Wednesday, January 31, 2018

My explanation of the global-warming 'pause' or 'hiatus'

By Denis Rancourt

It cannot reasonably be denied that the main continuous data series used by the IPCC to evaluate global mean surface temperature showed an approximately two-decade "pause" or "hiatus" starting around 2000, which deviated from the predictions of all the many general circulation models (more than 100 simulations from 41 climate models) that were calibrated from the same data series on data prior to 2000.

E.g., see IPCC itself; and Fyfe et al., Nature Climate Change 6, 224–228 (2016). doi:10.1038/nclimate2938

Those who would deny this plain historic fact should be discounted as climate trolls.

The question arises: How did this "pause" occur?

This is my best educated answer:
I believe the “pause” arose because the data could not continue to be manipulated to sustain such a large fabricated “warming” as in the previous decades of data manipulation.

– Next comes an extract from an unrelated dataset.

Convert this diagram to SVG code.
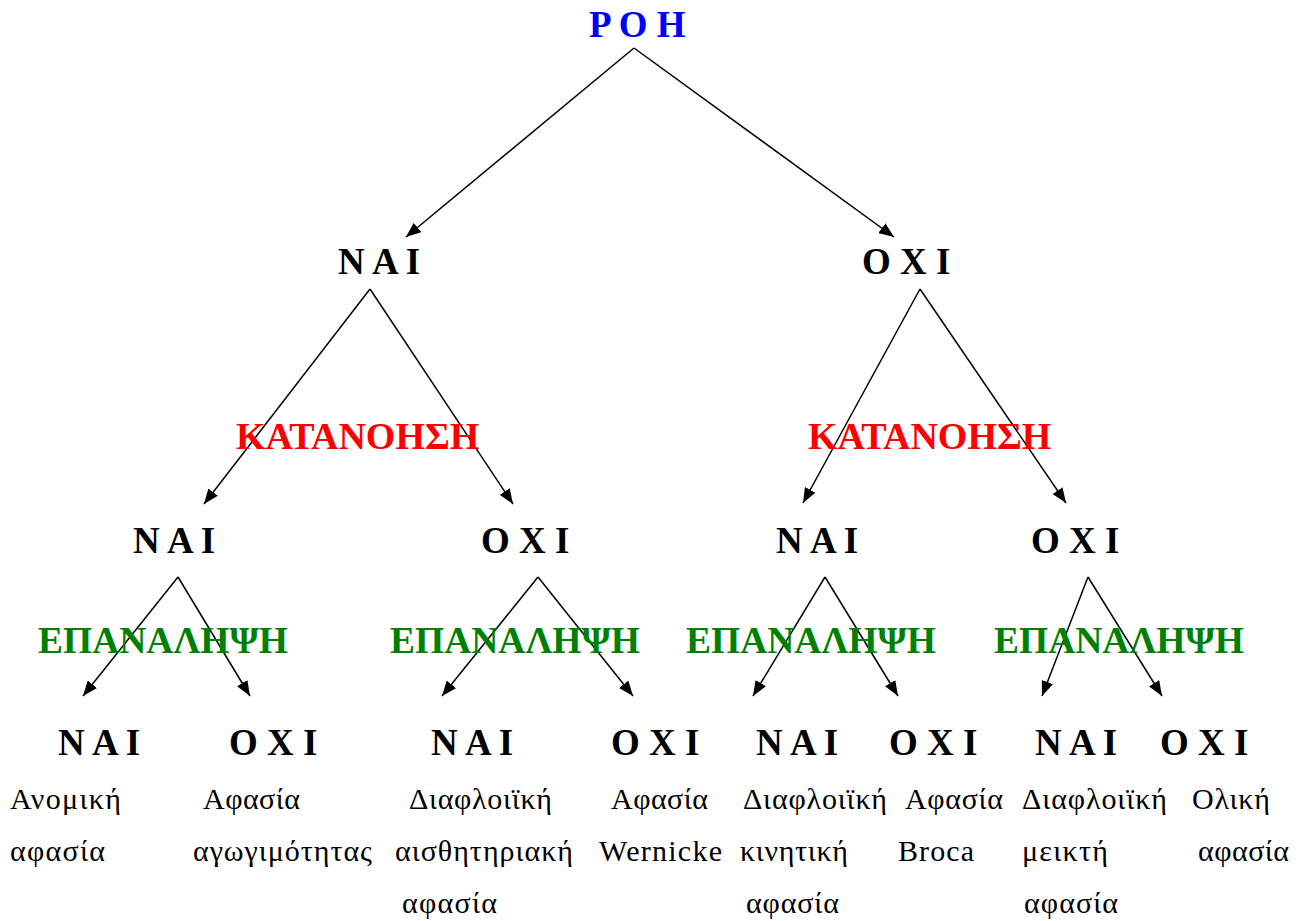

Call me a crank but I am not the only scientist to have concluded that a global mean surface temperature cannot reliably be calculated from measured data with enough precision to confirm or infirm warmings or coolings of fractions of a degree (Celsius) on the modern observation timescale.

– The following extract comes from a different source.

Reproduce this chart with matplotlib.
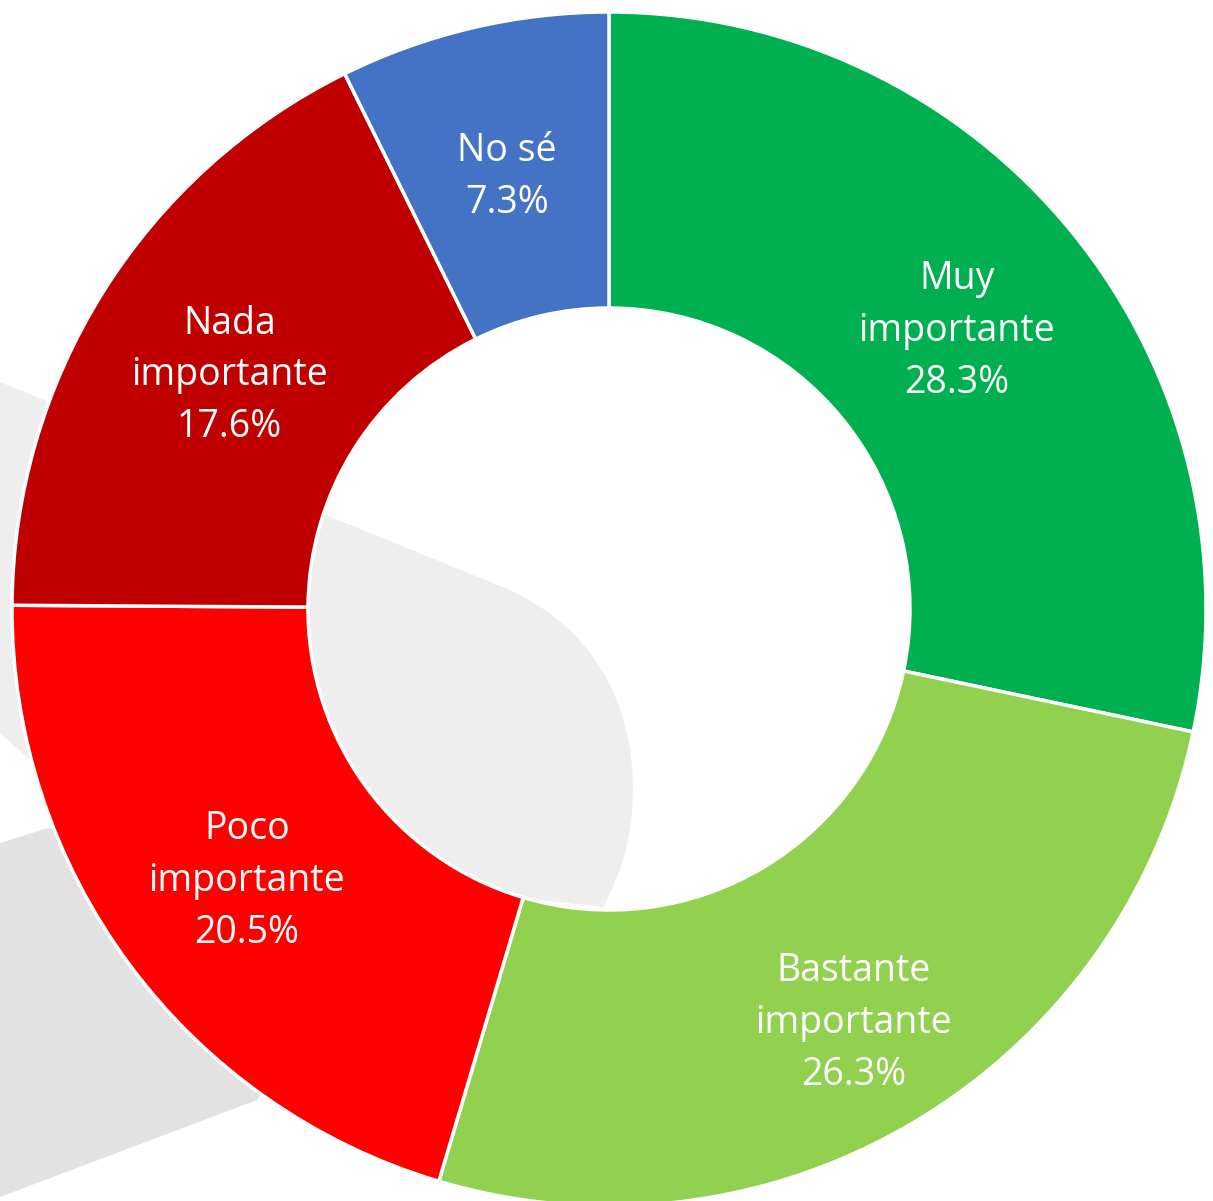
import numpy as np
import matplotlib.pyplot as plt
from matplotlib.patches import Polygon, PathPatch
from matplotlib.path import Path

# datos del gráfico
categorias = ["Muy\nimportante", "Bastante\nimportante", "Poco\nimportante",
              "Nada\nimportante", "No sé"]
porcentajes = [28.3, 26.3, 20.5, 17.6, 7.3]
colores = ["#00B050", "#92D050", "#FF0000", "#C00000", "#4472C4"]
# distancia de cada etiqueta (fracción del radio)
dist_etiquetas = [0.75, 0.80, 0.755, 0.75, 0.75]

W, H = 1213, 1201
fig = plt.figure(figsize=(W / 100, H / 100), dpi=100)
ax = fig.add_axes([0, 0, 1, 1])
ax.set_xlim(0, W)
ax.set_ylim(0, H)
ax.axis("off")

# formas grises de fondo (decoración de la diapositiva), píxeles con y hacia abajo
hoja_pts = [(0, 382), (500, 586),
            (590, 622), (633, 700), (633, 790),
            (633, 840), (620, 875), (603, 907),
            (450, 890), (300, 840), (30, 760), (0, 733), (0, 382)]
hoja_cod = [Path.MOVETO, Path.LINETO,
            Path.CURVE4, Path.CURVE4, Path.CURVE4,
            Path.CURVE4, Path.CURVE4, Path.CURVE4,
            Path.LINETO, Path.LINETO, Path.LINETO, Path.LINETO, Path.CLOSEPOLY]
ax.add_patch(PathPatch(Path([(x, H - y) for x, y in hoja_pts], hoja_cod),
                       facecolor="#EEEEEE", edgecolor="none", zorder=0))
inferior = [(0, 843), (48, 828), (250, 850), (350, 1000), (257, 1100), (0, 1197)]
ax.add_patch(Polygon([(x, H - y) for x, y in inferior], closed=True,
                     facecolor="#E2E2E2", edgecolor="none", zorder=0))

R = 597
cx, cy = 609, H - 609
wedges, _ = ax.pie(
    porcentajes,
    colors=colores,
    startangle=90,
    counterclock=False,
    radius=R,
    center=(cx, cy),
    wedgeprops=dict(width=296, edgecolor="white", linewidth=2.5),
    frame=True,
)

for w, c, p, d in zip(wedges, categorias, porcentajes, dist_etiquetas):
    ang = np.deg2rad((w.theta1 + w.theta2) / 2)
    x = cx + d * R * np.cos(ang)
    y = cy + d * R * np.sin(ang) - 4
    ax.text(x, y, f"{c}\n{p:.1f}%", color="white", fontsize=27,
            family="Open Sans", ha="center", va="center",
            multialignment="center", linespacing=1.48)

ax.set_xlim(0, W)
ax.set_ylim(0, H)
ax.axis("off")

fig.savefig("out.png", dpi=100)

In my 2007 essay, I (in part) put it this way:

"It was no easy task to arrive at the most cited original estimated rate of increase of the mean global surface temperature of 0.5 C in 100 years. As with any evaluation of a global spatio-temporal average, it involved elaborate and unreliable grid size dependent averages. In addition, it involved removal of outlying data, complex corrections for historical differences in measurement methods, measurement distributions, and measurement frequencies, and complex normalisations of different data sets – for example, land based and sea based measurements and the use of different temperature proxies that are in turn dependent on approximate calibration models. Even for modern thermometer readings in a given year, the very real problem of defining a robust and useful global spatio-temporal average Earth-surface temperature is not solved, and is itself an active area of research.

This means that determining an average of a quantity (Earth surface temperature) that is everywhere different and continuously changing with time at every point, using measurements at discrete times and places (weather stations), is virtually impossible; in that the resulting number is highly sensitive to the chosen extrapolation method(s) needed to calculate (or rather approximate) the average.

Averaging problems aside, many tenuous approximations must be made in order to arrive at any of the reported final global average temperature curves. For example, air temperature thermometers on ocean-going ships have been positioned at increasing heights as the sizes of ships have increased in recent history. Since temperature decreases with increasing altitude, this altitude effect must be corrected. The estimates are uncertain and can change the calculated global warming by as much as 0.5 C, thereby removing the originally reported effect entirely.

Similarly, surface ocean temperatures were first measured by drawing water up to the ship decks in cloth buckets and later in wooden buckets. Such buckets allow heat exchange in different amounts, thereby changing the measured temperature. This must be corrected by various estimates of sizes and types of buckets. These estimates are uncertain and can again change the resulting final calculated global warming value by an amount comparable to the 0.5 C value. There are a dozen or so similar corrections that must be applied, each one able to significantly alter the outcome.

In wanting to go further back in time, the technical problems are magnified. [...]"

Several other scientist have stressed these same difficulties. The algorithms to correct known systematic effects (such as heat island effects, etc.) are guesstimates and the implementation choices affect the result...  I don't believe the GIS and spread-sheet magic.

I know what it is like measuring temperatures in a physics lab, and I know data analysis. There is no way geographers and data massage artists can take this kind of physical-measurement data and produce a meaningful global spatio-temporal mean with the claimed precision.

Such graphs should not even have been allowed to be published without complete transparency, from raw data through every algorythmic step to the final result. Any scientist should be able to see and reproduce every single step and know every assumption and manipulation and exclusion. Without this care, it is black-box magic, not testable science. The entire field has failed the test.

There you have it. Many have now argued that the "pause" is not "real". Well, I agree, as I have explained above. They argue that something else is real. I say none of it is real. None of it can even independently be verified.

1 comment:

sl149q said...

Estimation of the world temperature is just that, an estimation based on a model that takes as input a set of measurements, transforms them and out pops a number that is then called the average temperature.

I suspect that model to be just as flawed as any of the other models in play.